Provided entries:

/---

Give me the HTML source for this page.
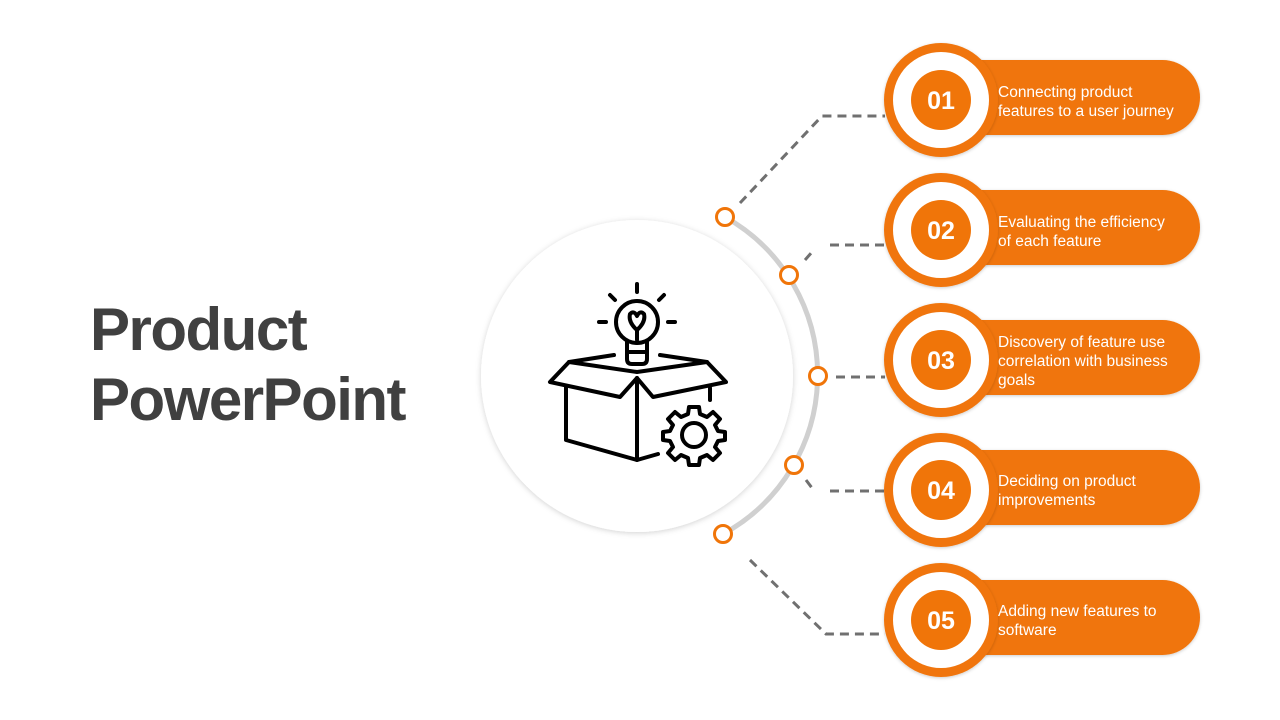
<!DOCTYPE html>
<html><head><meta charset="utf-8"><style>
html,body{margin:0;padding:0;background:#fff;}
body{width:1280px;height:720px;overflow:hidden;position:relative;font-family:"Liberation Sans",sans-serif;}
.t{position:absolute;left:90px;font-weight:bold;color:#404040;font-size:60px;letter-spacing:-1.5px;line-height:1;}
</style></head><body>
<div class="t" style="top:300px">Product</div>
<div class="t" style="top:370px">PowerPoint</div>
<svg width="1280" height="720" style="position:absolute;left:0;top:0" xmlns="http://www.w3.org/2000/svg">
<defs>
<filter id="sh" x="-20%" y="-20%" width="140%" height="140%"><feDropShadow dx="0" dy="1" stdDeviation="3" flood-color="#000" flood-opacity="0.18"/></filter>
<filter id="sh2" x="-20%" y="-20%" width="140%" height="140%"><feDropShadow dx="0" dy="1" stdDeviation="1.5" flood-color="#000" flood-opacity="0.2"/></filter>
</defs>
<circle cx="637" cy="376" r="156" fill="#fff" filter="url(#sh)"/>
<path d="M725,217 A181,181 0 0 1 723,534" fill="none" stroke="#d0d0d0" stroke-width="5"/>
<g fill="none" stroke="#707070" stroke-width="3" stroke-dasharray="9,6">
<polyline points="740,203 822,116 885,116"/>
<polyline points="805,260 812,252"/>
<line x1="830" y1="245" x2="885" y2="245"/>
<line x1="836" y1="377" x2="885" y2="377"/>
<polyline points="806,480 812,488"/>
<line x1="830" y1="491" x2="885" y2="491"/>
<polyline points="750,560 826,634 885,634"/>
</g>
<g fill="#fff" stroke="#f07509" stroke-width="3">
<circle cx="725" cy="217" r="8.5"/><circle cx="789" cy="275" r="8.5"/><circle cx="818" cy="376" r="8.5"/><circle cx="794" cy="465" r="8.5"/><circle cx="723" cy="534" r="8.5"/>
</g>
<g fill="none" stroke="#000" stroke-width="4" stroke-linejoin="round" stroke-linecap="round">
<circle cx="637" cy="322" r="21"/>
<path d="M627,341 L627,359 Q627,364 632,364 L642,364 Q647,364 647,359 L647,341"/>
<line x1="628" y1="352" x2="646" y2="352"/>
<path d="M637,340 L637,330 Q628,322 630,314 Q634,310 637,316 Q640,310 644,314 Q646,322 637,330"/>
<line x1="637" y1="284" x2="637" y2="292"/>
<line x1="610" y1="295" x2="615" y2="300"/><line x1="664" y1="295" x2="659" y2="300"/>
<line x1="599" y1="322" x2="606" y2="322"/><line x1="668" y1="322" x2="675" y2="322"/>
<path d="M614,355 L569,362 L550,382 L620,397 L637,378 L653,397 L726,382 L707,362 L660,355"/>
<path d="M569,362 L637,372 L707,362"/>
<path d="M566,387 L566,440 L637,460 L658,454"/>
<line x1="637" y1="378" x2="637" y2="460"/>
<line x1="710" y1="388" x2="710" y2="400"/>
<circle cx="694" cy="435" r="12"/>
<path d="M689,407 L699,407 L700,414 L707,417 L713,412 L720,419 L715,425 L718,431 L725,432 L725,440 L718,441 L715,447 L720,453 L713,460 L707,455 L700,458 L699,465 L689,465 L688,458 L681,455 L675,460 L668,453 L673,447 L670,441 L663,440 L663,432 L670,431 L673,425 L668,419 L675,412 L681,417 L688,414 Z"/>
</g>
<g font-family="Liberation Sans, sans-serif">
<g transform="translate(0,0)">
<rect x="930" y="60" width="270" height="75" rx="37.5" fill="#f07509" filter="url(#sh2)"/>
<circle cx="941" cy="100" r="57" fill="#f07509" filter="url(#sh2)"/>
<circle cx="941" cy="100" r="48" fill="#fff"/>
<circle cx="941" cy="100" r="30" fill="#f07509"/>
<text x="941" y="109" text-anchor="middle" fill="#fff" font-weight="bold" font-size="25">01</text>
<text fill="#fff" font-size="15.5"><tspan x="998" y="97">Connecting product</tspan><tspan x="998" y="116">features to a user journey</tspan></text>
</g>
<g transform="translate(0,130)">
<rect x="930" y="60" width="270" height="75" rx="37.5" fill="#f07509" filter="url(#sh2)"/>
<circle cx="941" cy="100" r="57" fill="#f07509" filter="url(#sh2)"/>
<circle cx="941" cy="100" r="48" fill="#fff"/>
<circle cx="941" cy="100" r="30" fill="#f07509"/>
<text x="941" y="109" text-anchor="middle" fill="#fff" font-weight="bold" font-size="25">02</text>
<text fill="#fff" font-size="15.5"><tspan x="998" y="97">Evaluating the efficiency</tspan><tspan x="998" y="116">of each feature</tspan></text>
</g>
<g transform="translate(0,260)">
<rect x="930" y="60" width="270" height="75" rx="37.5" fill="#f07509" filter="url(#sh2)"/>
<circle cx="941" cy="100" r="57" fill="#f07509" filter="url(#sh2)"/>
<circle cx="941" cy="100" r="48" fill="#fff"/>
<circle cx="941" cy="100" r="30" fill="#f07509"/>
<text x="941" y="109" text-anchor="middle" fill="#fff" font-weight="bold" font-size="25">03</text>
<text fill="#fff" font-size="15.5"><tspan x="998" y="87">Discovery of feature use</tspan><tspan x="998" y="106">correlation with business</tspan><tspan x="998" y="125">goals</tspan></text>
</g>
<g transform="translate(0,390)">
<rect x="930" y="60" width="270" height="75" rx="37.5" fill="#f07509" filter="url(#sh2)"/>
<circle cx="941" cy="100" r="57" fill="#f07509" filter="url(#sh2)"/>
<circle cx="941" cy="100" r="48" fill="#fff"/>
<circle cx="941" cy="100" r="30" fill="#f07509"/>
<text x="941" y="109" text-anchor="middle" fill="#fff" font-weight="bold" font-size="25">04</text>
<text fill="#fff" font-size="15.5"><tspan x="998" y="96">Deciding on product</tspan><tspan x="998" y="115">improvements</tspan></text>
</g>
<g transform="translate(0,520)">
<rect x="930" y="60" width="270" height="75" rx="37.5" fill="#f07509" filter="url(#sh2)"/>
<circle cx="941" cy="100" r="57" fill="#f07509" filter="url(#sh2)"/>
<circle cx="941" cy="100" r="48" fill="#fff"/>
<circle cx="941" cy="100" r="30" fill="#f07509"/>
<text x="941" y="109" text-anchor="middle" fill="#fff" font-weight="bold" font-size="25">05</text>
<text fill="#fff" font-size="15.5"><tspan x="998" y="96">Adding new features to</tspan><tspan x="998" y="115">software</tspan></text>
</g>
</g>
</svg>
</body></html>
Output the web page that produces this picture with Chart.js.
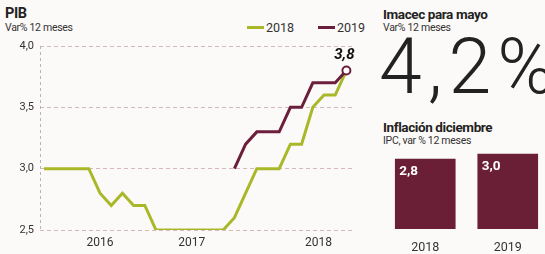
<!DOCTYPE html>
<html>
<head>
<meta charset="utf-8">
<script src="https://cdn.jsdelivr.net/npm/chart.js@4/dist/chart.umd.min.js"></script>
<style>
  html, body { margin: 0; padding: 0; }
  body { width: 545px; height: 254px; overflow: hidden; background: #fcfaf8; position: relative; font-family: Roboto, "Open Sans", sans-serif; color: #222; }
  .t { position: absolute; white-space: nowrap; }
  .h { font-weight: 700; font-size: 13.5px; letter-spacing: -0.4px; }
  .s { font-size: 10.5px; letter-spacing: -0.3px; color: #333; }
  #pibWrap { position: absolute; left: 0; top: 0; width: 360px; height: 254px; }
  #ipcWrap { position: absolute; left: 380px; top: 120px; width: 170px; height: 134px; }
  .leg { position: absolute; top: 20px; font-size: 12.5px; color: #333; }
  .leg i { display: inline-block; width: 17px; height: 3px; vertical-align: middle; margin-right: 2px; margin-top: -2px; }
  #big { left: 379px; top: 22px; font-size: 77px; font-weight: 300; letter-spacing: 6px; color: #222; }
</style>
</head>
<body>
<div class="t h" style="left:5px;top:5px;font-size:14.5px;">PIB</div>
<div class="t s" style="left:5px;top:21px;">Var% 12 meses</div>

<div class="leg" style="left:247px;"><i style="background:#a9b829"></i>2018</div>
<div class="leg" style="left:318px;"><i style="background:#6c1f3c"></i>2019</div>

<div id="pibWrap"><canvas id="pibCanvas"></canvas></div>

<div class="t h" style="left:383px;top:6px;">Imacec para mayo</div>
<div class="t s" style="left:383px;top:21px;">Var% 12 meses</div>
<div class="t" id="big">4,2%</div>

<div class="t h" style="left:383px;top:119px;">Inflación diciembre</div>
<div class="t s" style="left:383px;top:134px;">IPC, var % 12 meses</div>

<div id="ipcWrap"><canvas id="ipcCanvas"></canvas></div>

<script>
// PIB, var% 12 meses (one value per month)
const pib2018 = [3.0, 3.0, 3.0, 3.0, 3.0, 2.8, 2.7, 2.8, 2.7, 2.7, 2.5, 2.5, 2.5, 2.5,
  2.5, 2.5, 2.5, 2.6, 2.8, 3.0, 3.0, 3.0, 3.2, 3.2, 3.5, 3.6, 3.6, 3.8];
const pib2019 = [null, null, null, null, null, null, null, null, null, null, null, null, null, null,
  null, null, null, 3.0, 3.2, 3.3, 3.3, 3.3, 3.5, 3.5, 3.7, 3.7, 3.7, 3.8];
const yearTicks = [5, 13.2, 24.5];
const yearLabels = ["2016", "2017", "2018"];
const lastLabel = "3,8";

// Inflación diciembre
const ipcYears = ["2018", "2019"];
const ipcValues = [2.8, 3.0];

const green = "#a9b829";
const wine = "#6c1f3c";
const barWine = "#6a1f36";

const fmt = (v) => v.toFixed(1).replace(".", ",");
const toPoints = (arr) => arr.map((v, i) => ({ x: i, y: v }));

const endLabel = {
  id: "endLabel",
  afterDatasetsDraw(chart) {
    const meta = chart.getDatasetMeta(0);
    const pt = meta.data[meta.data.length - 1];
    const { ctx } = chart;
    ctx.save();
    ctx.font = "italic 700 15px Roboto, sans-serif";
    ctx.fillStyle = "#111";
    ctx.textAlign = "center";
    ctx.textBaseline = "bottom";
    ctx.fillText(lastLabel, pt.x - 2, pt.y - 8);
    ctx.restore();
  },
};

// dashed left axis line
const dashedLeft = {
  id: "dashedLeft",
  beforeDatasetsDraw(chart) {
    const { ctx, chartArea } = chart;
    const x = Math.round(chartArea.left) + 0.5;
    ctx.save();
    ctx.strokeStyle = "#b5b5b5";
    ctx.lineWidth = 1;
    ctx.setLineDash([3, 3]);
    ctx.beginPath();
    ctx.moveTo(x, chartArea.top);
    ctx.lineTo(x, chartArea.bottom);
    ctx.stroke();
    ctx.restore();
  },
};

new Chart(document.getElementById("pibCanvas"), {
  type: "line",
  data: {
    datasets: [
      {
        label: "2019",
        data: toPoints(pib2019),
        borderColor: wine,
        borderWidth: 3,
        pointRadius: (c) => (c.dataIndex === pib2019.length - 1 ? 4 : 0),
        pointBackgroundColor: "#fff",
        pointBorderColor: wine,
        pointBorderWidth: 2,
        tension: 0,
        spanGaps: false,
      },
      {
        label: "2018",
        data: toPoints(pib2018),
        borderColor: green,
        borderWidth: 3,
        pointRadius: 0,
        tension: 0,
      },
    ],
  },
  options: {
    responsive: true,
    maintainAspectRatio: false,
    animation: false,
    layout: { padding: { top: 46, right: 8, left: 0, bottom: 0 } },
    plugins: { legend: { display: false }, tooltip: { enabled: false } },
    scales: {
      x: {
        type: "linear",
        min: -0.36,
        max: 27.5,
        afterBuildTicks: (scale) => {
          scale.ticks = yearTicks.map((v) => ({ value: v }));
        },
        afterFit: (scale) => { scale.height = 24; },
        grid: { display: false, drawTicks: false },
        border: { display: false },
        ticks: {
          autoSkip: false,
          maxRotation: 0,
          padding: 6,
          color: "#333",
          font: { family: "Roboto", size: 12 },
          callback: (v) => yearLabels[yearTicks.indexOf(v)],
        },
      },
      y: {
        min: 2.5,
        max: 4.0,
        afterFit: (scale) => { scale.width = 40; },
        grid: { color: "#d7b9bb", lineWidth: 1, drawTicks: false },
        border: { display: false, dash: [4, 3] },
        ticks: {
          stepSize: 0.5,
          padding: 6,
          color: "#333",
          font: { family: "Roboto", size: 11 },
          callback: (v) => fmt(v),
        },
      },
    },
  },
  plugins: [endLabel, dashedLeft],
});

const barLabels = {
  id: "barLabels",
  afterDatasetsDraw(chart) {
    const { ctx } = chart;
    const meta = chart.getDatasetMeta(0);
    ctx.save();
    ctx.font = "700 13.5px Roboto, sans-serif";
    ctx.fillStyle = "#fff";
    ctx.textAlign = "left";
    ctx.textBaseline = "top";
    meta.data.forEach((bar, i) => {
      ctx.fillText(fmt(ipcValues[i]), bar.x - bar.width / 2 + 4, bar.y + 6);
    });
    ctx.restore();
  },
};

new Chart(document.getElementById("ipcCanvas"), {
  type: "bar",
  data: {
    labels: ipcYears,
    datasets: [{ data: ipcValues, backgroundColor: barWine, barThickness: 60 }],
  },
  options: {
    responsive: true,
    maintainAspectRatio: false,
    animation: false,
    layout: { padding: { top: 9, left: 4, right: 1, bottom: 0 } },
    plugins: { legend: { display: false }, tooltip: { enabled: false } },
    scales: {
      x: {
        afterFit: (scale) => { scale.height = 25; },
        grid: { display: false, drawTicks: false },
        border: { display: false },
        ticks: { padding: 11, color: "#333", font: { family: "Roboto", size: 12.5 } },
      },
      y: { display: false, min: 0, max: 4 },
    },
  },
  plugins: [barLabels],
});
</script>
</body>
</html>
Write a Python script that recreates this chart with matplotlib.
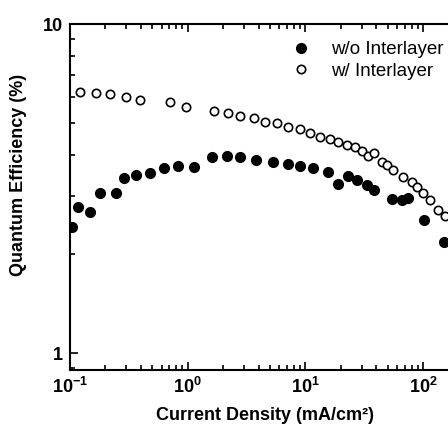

\---

Exercise details: Extract all lines from the data in which "with" is found.

Exercise solution:
<text fill="#fff" font-size="15.5"><tspan x="998" y="87">Discovery of feature use</tspan><tspan x="998" y="106">correlation with business</tspan><tspan x="998" y="125">goals</tspan></text>
Output the web page that produces this picture with Chart.js.
Write a Python script that recreates this chart with matplotlib.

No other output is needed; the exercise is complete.